Serving as the appointed head of a work unit.
Serving as a peer leader.
Serving as a helpful contributing member of the team.
Serving a mentor or sponsor for team members.
What is Social Loafing?
Refers to the presence of ‘free riders’ that slack off because responsibility is diffused in teams and others are present to do work.
What are the benefits of working in a team?
Fosters innovation and creativity.
Improves the quality of decision-making.
Increases members’ commitment to tasks.
Raises motivation through collective action.
2 types of groups especially important to managers in organisations are?
Informal and formal.
What are formal groups?
A part of the formal organisational structure and are created to fulfil a variety of essential operations.
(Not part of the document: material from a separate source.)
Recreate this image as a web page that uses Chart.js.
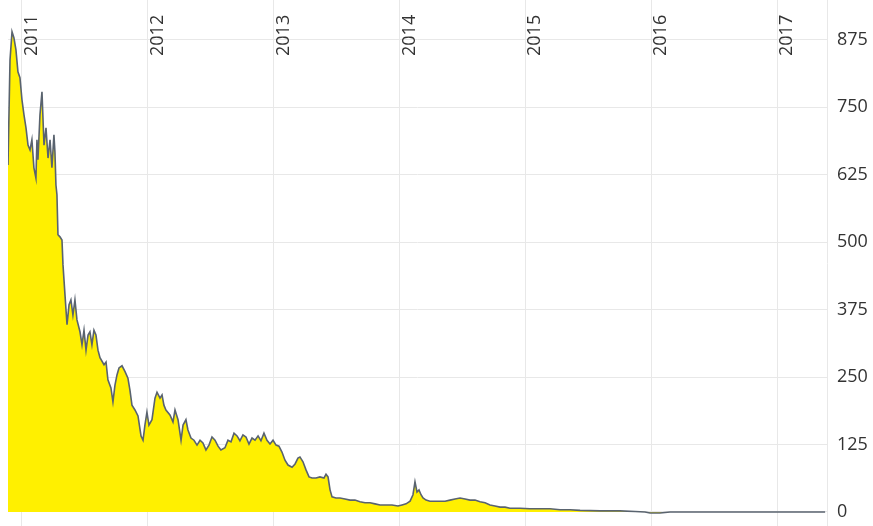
<!DOCTYPE html>
<html>
<head>
<meta charset="utf-8">
<script src="https://cdn.jsdelivr.net/npm/chart.js@4/dist/chart.umd.min.js"></script>
<style>
  body { margin: 0; background: #fff; }
  #chartBox { width: 873px; height: 526px; }
</style>
</head>
<body>
<div id="chartBox"><canvas id="myChart"></canvas></div>
<script>
// ------> data (x = fractional year) <--
const dates = [
  2010.889, 2010.905, 2010.921, 2010.936, 2010.952, 2010.968, 2010.984, 2011.000, 2011.016, 2011.032,
  2011.048, 2011.064, 2011.079, 2011.095, 2011.111, 2011.119, 2011.127, 2011.143, 2011.159, 2011.175,
  2011.191, 2011.207, 2011.223, 2011.238, 2011.254, 2011.262, 2011.270, 2011.278, 2011.286, 2011.302,
  2011.318, 2011.326, 2011.342, 2011.358, 2011.374, 2011.389, 2011.405, 2011.421, 2011.437, 2011.461,
  2011.477, 2011.493, 2011.509, 2011.525, 2011.540, 2011.556, 2011.572, 2011.588, 2011.604, 2011.620,
  2011.652, 2011.668, 2011.683, 2011.707, 2011.723, 2011.739, 2011.755, 2011.771, 2011.795, 2011.819,
  2011.842, 2011.858, 2011.874, 2011.898, 2011.922, 2011.946, 2011.962, 2011.977, 2011.993, 2012.009,
  2012.033, 2012.057, 2012.073, 2012.097, 2012.113, 2012.128, 2012.144, 2012.176, 2012.200, 2012.216,
  2012.240, 2012.264, 2012.280, 2012.303, 2012.319, 2012.343, 2012.367, 2012.391, 2012.415, 2012.438,
  2012.462, 2012.486, 2012.510, 2012.534, 2012.558, 2012.581, 2012.613, 2012.637, 2012.661, 2012.685,
  2012.709, 2012.732, 2012.756, 2012.780, 2012.804, 2012.828, 2012.852, 2012.876, 2012.899, 2012.923,
  2012.947, 2012.971, 2012.995, 2013.019, 2013.042, 2013.066, 2013.090, 2013.114, 2013.146, 2013.170,
  2013.193, 2013.209, 2013.233, 2013.257, 2013.281, 2013.305, 2013.336, 2013.368, 2013.400, 2013.416,
  2013.432, 2013.448, 2013.464, 2013.495, 2013.527, 2013.567, 2013.607, 2013.646, 2013.686, 2013.726,
  2013.766, 2013.805, 2013.845, 2013.893, 2013.940, 2013.988, 2014.020, 2014.052, 2014.084, 2014.107,
  2014.123, 2014.139, 2014.155, 2014.171, 2014.187, 2014.211, 2014.242, 2014.282, 2014.322, 2014.362,
  2014.401, 2014.441, 2014.481, 2014.521, 2014.560, 2014.600, 2014.640, 2014.680, 2014.719, 2014.759,
  2014.799, 2014.839, 2014.878, 2014.958, 2015.037, 2015.117, 2015.196, 2015.276, 2015.355, 2015.435,
  2015.594, 2015.752, 2015.872, 2015.951, 2015.991, 2016.070, 2016.150, 2016.388, 2016.786, 2017.183,
  2017.382
];
const prices = [
  643, 838, 890, 879, 857, 816, 805, 764, 736, 712,
  680, 671, 690, 638, 619, 690, 653, 736, 779, 680,
  712, 656, 690, 638, 699, 667, 606, 588, 514, 510,
  504, 458, 402, 347, 384, 393, 365, 393, 356, 334,
  310, 337, 300, 328, 334, 310, 337, 328, 300, 286,
  273, 278, 245, 230, 204, 235, 254, 267, 271, 260,
  248, 226, 198, 189, 178, 141, 133, 161, 185, 161,
  171, 211, 222, 211, 217, 198, 189, 180, 167, 189,
  171, 133, 161, 171, 152, 137, 133, 124, 133, 128,
  115, 124, 139, 133, 122, 115, 119, 133, 130, 146,
  141, 132, 143, 139, 126, 137, 133, 141, 132, 146,
  133, 126, 133, 124, 122, 111, 96, 87, 83, 89,
  100, 102, 93, 78, 65, 63, 63, 65, 63, 70,
  65, 41, 28, 26, 26, 24, 22, 22, 19, 17,
  17, 15, 13, 13, 13, 11, 13, 15, 20, 32,
  56, 37, 41, 32, 26, 22, 20, 20, 20, 20,
  22, 24, 26, 24, 22, 22, 19, 17, 13, 11,
  9, 9, 7, 7, 6, 6, 6, 4, 4, 3,
  2, 2, 1, 0, -2, -2, 0, 0, 0, 0,
  0
];
const yearTicks = [2011, 2012, 2013, 2014, 2015, 2016, 2017];
const priceTicks = [0, 125, 250, 375, 500, 625, 750, 875];

// ------> chart <--
Chart.defaults.font.family = "'Open Sans', sans-serif";
Chart.defaults.font.size = 18;
Chart.defaults.color = '#333';

const gridColor = '#e8e8e8';
const ctx = document.getElementById('myChart').getContext('2d');

new Chart(ctx, {
  type: 'line',
  data: {
    datasets: [{
      data: dates.map((d, i) => ({ x: d, y: prices[i] })),
      borderColor: '#59636f',
      borderWidth: 1.6,
      backgroundColor: '#fff000',
      fill: 'origin',
      pointRadius: 0,
      tension: 0
    }]
  },
  options: {
    responsive: true,
    maintainAspectRatio: false,
    animation: false,
    layout: { padding: { left: 8 } },
    plugins: { legend: { display: false }, tooltip: { enabled: false } },
    scales: {
      x: {
        type: 'linear',
        position: 'top',
        min: 2010.889,
        max: 2017.397,
        afterBuildTicks: s => { s.ticks = yearTicks.map(v => ({ value: v })); },
        afterFit: s => {
          s.height = 0;
          s.paddingLeft = 0; s.paddingRight = 0; s.paddingTop = 0; s.paddingBottom = 0;
        },
        grid: { color: gridColor, drawTicks: false },
        border: { display: false },
        ticks: {
          autoSkip: false,
          minRotation: 90,
          maxRotation: 90,
          mirror: true,
          padding: 56,
          labelOffset: 10,
          callback: v => String(v)
        }
      },
      y: {
        position: 'right',
        min: -26,
        max: 949,
        afterBuildTicks: s => { s.ticks = priceTicks.map(v => ({ value: v })); },
        afterFit: s => {
          s.width = 46;
          s.paddingTop = 0; s.paddingBottom = 0;
        },
        grid: { color: gridColor, drawTicks: false },
        border: { color: gridColor },
        ticks: { padding: 10 }
      }
    }
  }
});
</script>
</body>
</html>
What are some examples of informal groups?
Interest groups, friendship groups, and support groups.
What is a committee?
Formal team of people working together outside their daily job assignments to pursue a specific purpose.
In a growing number of organisations, functional team, consisting of a first level supervisor and her or his subordinates, is being replaced by:
Self-managing work teams.
The phases or stages in the life cycle of any team are:
Forming. Storming. Norming. Performing. Adjourning.
What are norms?
‘Rules’ or ‘standards’ that guide the behaviour of team members.
What is a team norm?
Defines the level of work effort and performance that team members are expected to contribute.
What is communication?
An interpersonal process of sending and receiving symbols with messages attached to them.
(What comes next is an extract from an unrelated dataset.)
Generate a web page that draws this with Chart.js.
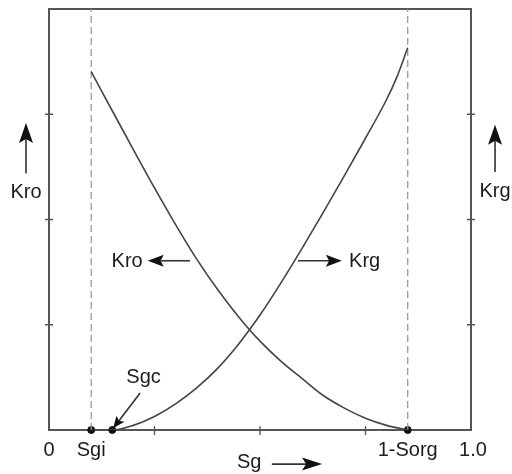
<!DOCTYPE html>
<html>
<head>
<meta charset="utf-8">
<script src="https://cdn.jsdelivr.net/npm/chart.js@4.4.0/dist/chart.umd.min.js"></script>
<style>
	body { margin: 0; background: #fff; }
	#wrap { width: 512px; height: 474px; }
</style>
</head>
<body>
<div id="wrap"><canvas id="myChart"></canvas></div>
<script>
// gas saturation and relative permeabilities
const kro_sg = [0.10, 0.175, 0.25, 0.30, 0.35, 0.40, 0.45, 0.50, 0.55, 0.60, 0.65, 0.70, 0.75, 0.80, 0.85];
const kro_vals = [0.851, 0.712, 0.575, 0.488, 0.406, 0.333, 0.268, 0.211, 0.163, 0.122, 0.082, 0.052, 0.028, 0.011, 0];
const krg_sg = [0.10, 0.15, 0.20, 0.25, 0.30, 0.35, 0.40, 0.45, 0.50, 0.55, 0.60, 0.65, 0.70, 0.75, 0.80, 0.825, 0.85];
const krg_vals = [0, 0, 0.011, 0.032, 0.062, 0.10, 0.147, 0.205, 0.273, 0.35, 0.432, 0.517, 0.604, 0.693, 0.785, 0.84, 0.908];

// end points on the saturation axis
const sgi = 0.10;
const sgc = 0.15;
const sorg_end = 0.85;

const x_tick_values = [0, sgi, sorg_end, 1.0];
const x_tick_labels = ['0', 'Sgi', '1-Sorg', '1.0'];
const minor_ticks = [0.25, 0.5, 0.75];

const FONT = '20px "Liberation Sans", Arial, sans-serif';
const INK = '#1c1c1c';

function toPoints(xs, ys) {
	return xs.map((x, i) => ({ x: x, y: ys[i] }));
}

function arrow(ctx, x1, y1, x2, y2, len, half) {
	const ang = Math.atan2(y2 - y1, x2 - x1);
	const bx = x2 - Math.cos(ang) * len * 0.8;
	const by = y2 - Math.sin(ang) * len * 0.8;
	ctx.beginPath();
	ctx.moveTo(x1, y1);
	ctx.lineTo(bx, by);
	ctx.lineWidth = 1.6;
	ctx.strokeStyle = '#333';
	ctx.stroke();
	// head with a slight notch at the back
	const cx = x2 - Math.cos(ang) * len;
	const cy = y2 - Math.sin(ang) * len;
	const nx = -Math.sin(ang) * half;
	const ny = Math.cos(ang) * half;
	ctx.beginPath();
	ctx.moveTo(x2, y2);
	ctx.lineTo(cx + nx, cy + ny);
	ctx.lineTo(bx, by);
	ctx.lineTo(cx - nx, cy - ny);
	ctx.closePath();
	ctx.fillStyle = '#111';
	ctx.fill();
}

const frame_plugin = {
	id: 'frame',
	beforeDatasetsDraw(chart) {
		const ctx = chart.ctx;
		const area = chart.chartArea;
		const xs = chart.scales.x;
		const ys = chart.scales.y;
		ctx.save();
		ctx.strokeStyle = '#555';
		ctx.lineWidth = 2;
		ctx.strokeRect(area.left, area.top, area.right - area.left, area.bottom - area.top);
		ctx.lineWidth = 1.3;
		minor_ticks.forEach((v) => {
			const px = xs.getPixelForValue(v);
			const py = ys.getPixelForValue(v);
			ctx.beginPath();
			ctx.moveTo(px, area.bottom - 4);
			ctx.lineTo(px, area.bottom + 5);
			ctx.moveTo(area.left - 4, py);
			ctx.lineTo(area.left + 4, py);
			ctx.moveTo(area.right - 4, py);
			ctx.lineTo(area.right + 4, py);
			ctx.stroke();
		});
		ctx.restore();
	},
	afterDraw(chart) {
		const ctx = chart.ctx;
		const xs = chart.scales.x;
		const ys = chart.scales.y;
		const px = (v) => xs.getPixelForValue(v);
		const py = (v) => ys.getPixelForValue(v);
		ctx.save();
		ctx.font = FONT;
		ctx.fillStyle = INK;
		ctx.textBaseline = 'alphabetic';

		ctx.textAlign = 'center';
		x_tick_values.forEach((v, i) => {
			ctx.fillText(x_tick_labels[i], px(v) + (i == 3 ? 2 : 0), py(-0.062));
		});

		// axis names outside the box
		ctx.fillStyle = INK;
		ctx.fillText('Kro', px(-0.0545), py(0.551));
		ctx.fillText('Krg', px(1.057), py(0.553));
		arrow(ctx, px(-0.0545), py(0.61), px(-0.0545), py(0.729), 20, 7);
		ctx.fillStyle = INK;
		arrow(ctx, px(1.057), py(0.613), px(1.057), py(0.725), 20, 7);

		ctx.fillStyle = INK;
		ctx.textAlign = 'left';
		ctx.fillText('Sg', px(0.4455), py(-0.09));
		arrow(ctx, px(0.528), py(-0.081), px(0.647), py(-0.081), 20, 6.5);

		// curve callouts
		ctx.fillStyle = INK;
		ctx.textAlign = 'right';
		ctx.fillText('Kro', px(0.222), py(0.388));
		arrow(ctx, px(0.334), py(0.402), px(0.234), py(0.402), 16, 6);
		ctx.fillStyle = INK;
		ctx.textAlign = 'left';
		ctx.fillText('Krg', px(0.711), py(0.388));
		arrow(ctx, px(0.59), py(0.402), px(0.694), py(0.402), 16, 6);

		ctx.fillStyle = INK;
		ctx.textAlign = 'center';
		ctx.fillText('Sgc', px(0.224), py(0.111));
		arrow(ctx, px(0.216), py(0.088), px(0.152), py(0.004), 12, 5);
		ctx.restore();
	},
};

const ctx = document.getElementById('myChart').getContext('2d');
const myChart = new Chart(ctx, {
	type: 'scatter',
	data: {
		datasets: [
			{
				label: 'Kro',
				data: toPoints(kro_sg, kro_vals),
				showLine: true,
				borderColor: '#444',
				borderWidth: 1.6,
				pointRadius: 0,
				cubicInterpolationMode: 'monotone',
			},
			{
				label: 'Krg',
				data: toPoints(krg_sg, krg_vals),
				showLine: true,
				borderColor: '#444',
				borderWidth: 1.6,
				pointRadius: 0,
				cubicInterpolationMode: 'monotone',
			},
			{
				label: 'Sgi',
				data: [{ x: sgi, y: 0 }, { x: sgi, y: 1 }],
				showLine: true,
				borderColor: '#9a9a9a',
				borderWidth: 1.3,
				borderDash: [7, 4],
				pointRadius: 0,
			},
			{
				label: '1-Sorg',
				data: [{ x: sorg_end, y: 0 }, { x: sorg_end, y: 1 }],
				showLine: true,
				borderColor: '#9a9a9a',
				borderWidth: 1.3,
				borderDash: [7, 4],
				pointRadius: 0,
			},
			{
				label: 'points',
				data: [{ x: sgi, y: 0 }, { x: sgc, y: 0 }, { x: sorg_end, y: 0 }],
				pointRadius: 3.5,
				pointBackgroundColor: '#111',
				pointBorderColor: '#111',
				clip: false,
			},
		],
	},
	options: {
		responsive: true,
		maintainAspectRatio: false,
		animation: false,
		events: [],
		layout: { padding: { left: 49, top: 9, right: 41, bottom: 44 } },
		plugins: {
			legend: { display: false },
			tooltip: { enabled: false },
		},
		scales: {
			x: { type: 'linear', min: 0, max: 1, display: false },
			y: { type: 'linear', min: 0, max: 1, display: false },
		},
	},
	plugins: [frame_plugin],
});
</script>
</body>
</html>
What are semantic barriers to communication?
These occur as encoding and decoding errors and as mixed messages.
What accurately describes communication effectiveness?
Effective communication occurs when the sender’s intended message and the receiver’s interpreted meaning of that message are identical.
What is non-verbal communication?
This takes place through such things as hand movements, body posture, eye contact, and the use of interpersonal space.
What is a mixed message?
This occurs when a person’s words communicate one message while his/her actions, body language, appearance, or situational use of interpersonal space communicate something else.
What is active listening?
The process of helping the source of a message say what he or she really means.
What is feedback?
The process of telling other people how you react to something they did or said.
What is 360-degree feedback?
When managers receive feedback on their performance from their subordinates, peers, bosses and customers.
Matt indicates his preference for the use of interpersonal space by placing a chair in front of his desk for clients to sit in when discussing their orders. Matt’s action is a reflection of…
Proxemics.
What is the status effect?
Difficulties in communication between people from different culture which may result from the tendency to consider one’s own culture as superior to all others.
What is stereotyping?
Identifying an individual with a group or category and then linking oversimplified attributes of the category or group back to the individual.
What is functional conflict?
The type of conflict which stimulates employees to work toward greater work efforts, cooperation, and creativity.
What is avoidance conflict management style?
Pretends that a conflict doesn’t really exist. Is uncooperative and unassertive, downplaying disagreement, withdrawing from the situation and/or staying neutral at all costs.
What is negotiation?
The process of making joint decisions when the parties involved have different preferences.